Thursday, March 4, 2010

#3 - Heralds of God

Even though I'm not a preacher and am not gifted to preach, I am the back-up preacher. And though you always want your first string preacher in the game, sometimes, he needs a break. So I have been preaching roughly every other month and now have some 10 sermons under my belt here at FHCC.


Although I have plenty to do and improve on in my "day" job, I also want to continually strive for excellence in my preaching as a herald of God. I'm not sure when I picked this book up, but it was recommended to me by my preaching professor in undergrad. I can still recall, almost 20 years later, how emphatically he recommended this book. After having read it, I am more amazed that the Lord allowed me to find this book through that professor. He must have been the most conservative professor at my college as I think most of my other professors there would completely disagree with it.

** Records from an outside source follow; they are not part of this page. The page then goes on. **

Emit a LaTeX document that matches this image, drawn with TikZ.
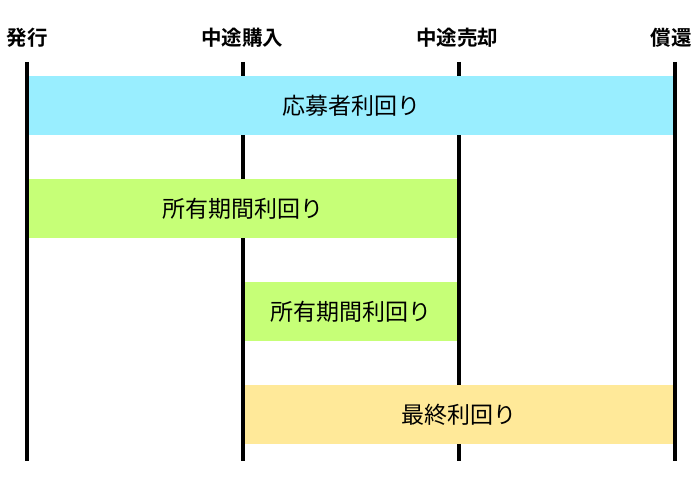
\documentclass[tikz,border=0pt]{standalone}
\usepackage{fontspec}
\setmainfont{Noto Sans CJK JP}
\newfontfamily\jpbold{Noto Sans CJK JP Bold}
\usepackage{tikz}
\definecolor{barcyan}{RGB}{153,238,255}
\definecolor{bargreen}{RGB}{198,255,119}
\definecolor{baryellow}{RGB}{255,233,153}

\begin{document}
\begin{tikzpicture}[x=1pt,y=-1pt,
  stage/.style={font=\jpbold\fontsize{20.5}{20.5}\selectfont, inner sep=0pt},
  yieldbar/.style={inner sep=0pt, minimum height=59pt, font=\fontsize{23}{23}\selectfont}]
\useasboundingbox (0,0) rectangle (700,500);
% time axis
\node[stage] (issue) at (27,38) {発行};
\node[stage] (buy) at (242,38) {中途購入};
\node[stage] (sell) at (457,38) {中途売却};
\node[stage] (redeem) at (671,38) {償還};
\coordinate (issuetop) at (27,62);
\coordinate (issuebot) at (27,461);
\coordinate (buytop) at (243,62);
\coordinate (buybot) at (243,461);
\coordinate (selltop) at (459,62);
\coordinate (sellbot) at (459,461);
\coordinate (redeemtop) at (675,62);
\coordinate (redeembot) at (675,461);
\draw[line width=4pt] (issuetop) -- (issuebot);
\draw[line width=4pt] (buytop) -- (buybot);
\draw[line width=4pt] (selltop) -- (sellbot);
\draw[line width=4pt] (redeemtop) -- (redeembot);
% yields
\node[yieldbar, fill=barcyan, minimum width=644pt] (oubo) at (351,105.5) {応募者利回り};
\node[yieldbar, fill=bargreen, minimum width=428pt] (hoyuA) at (243,208.5) {所有期間利回り};
\node[yieldbar, fill=bargreen, minimum width=212pt] (hoyuB) at (351,311.5) {所有期間利回り};
\node[yieldbar, fill=baryellow, minimum width=428pt] (saishu) at (459,414.5) {最終利回り};
\end{tikzpicture}
\end{document}
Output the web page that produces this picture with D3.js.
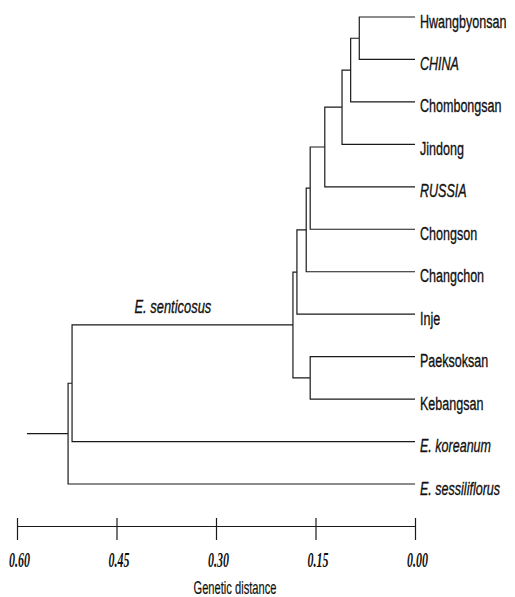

Regardless, this was a good book, written in the mid 20th century. It was inspiring to read both for the gravity of the responsibility and the glory of the Gospel. Here are a few gems:
  • For your task is to confront the rampant disillusionment of the day, and smash it with the Cross of Christ and shame it with the splendor of the Resurrection.
  • This is no time to be offering a reduced, milk-and-water religion. Far too often the world has been presented with a mild and underdemanding half-Christianity. The Gospel has been emasculated long enough. Preach Christ to-day in the total challenge of His high, imperious claim. Some will be scared, and some offended: but some, and they the most worth winning, will kneel in homage at His feet.
  • 'No man,' declared James Denney, 'can give at once the impression that he himself is clever and that Jesus Christ is mighty to save.'
  • There is no short-cut to escape the burden and the toil [of sermon preparation]. Any evasion of the cost will inevitably rob a man's ministry of power. Any refusal to accept the relentless, implacable discipline will result in diminshed spiritual influence. Put into your sermons your unstinting best.
  • 'What' cries Richard Baxter, 'have we our time and strength for, but to lay both out for God? What is a candle made for, but to be burnt?'
  • ...nothing could be more tedious than the preaching which is all uplift and exhortation with no food to feed the mind. Resolve, then, that your pulpit work shall represent not only your truest fervour but also your best thought. Your congregation deserves it, and will welcome it. But even with the deep and difficult themes that tax the mind - with these, indeed, most of all - the rule applies: Be clear, be direct.
  • The fact is that this whole matter of [sermon] delivery can be resolved into two precepts which are not so paradoxical as they appear: Be yourself - Forget yourself.
  • Bring everything that you have and are to your ministry - your best craftsmanship, your most concentrated study, your truest technique, your uttermost of self-consecration, your toil and sweat of brains and heart - bring it all without reserve. But when you have brought it, something else remains: Stand back, and see the salvation of God.
  • It is a solemnizing thought for any preacher that what he speaks to men in the name of God is going to be mightily reinforced or mercilessly negatived by the quality of life behind it.
  • It is one thing to set out gallantly when the flags are waving and the drums summoning to a new crusade, but it is quite another thing to keep plodding on when the road is difficult and the initial impetus has spent its force and the trumpets of the dawn have ceased to blow. It is one thing to have inspirations: it is another to have tenacity.
  • Redemptive work is always costly. There is no hope of ease for the faithful servant of the Cross...if ever a man finds the work of the ministry becoming easily manageable and surmountable, an undemanding vocation without strain or any encumbering load of care, he is to be pitied, not congratulated: for he has so flagrantly lost touch with One whose ministry of reconciliation could be accomplished and fulfilled only through Gethsemane and Calvary.
  • The basic reason why a minister must pray is not because he is a minister (that would savour of official piety, always an odious thing), but because he is a poor, needy creature dependent on God's grace.
  • He [the preacher] is not diffidently offering men the dubious results of his private speculation: he is standing on his feet to deliver them, in the name of the King of kings, a word that cannot return void. He preaches as if the Lord God omnipotent were there at his right hand: as indeed God is. The keynote of his preaching is not 'Thus I think': it is 'Thus saith the Lord.'

Amen! I'm guessing that most of you are not preachers, but I encourage you to apply these same principles when you teach or proclaim the Gospel of Jesus Christ 1 on 1. Hopefully I will apply these principles myself as I preach the Word this Sunday.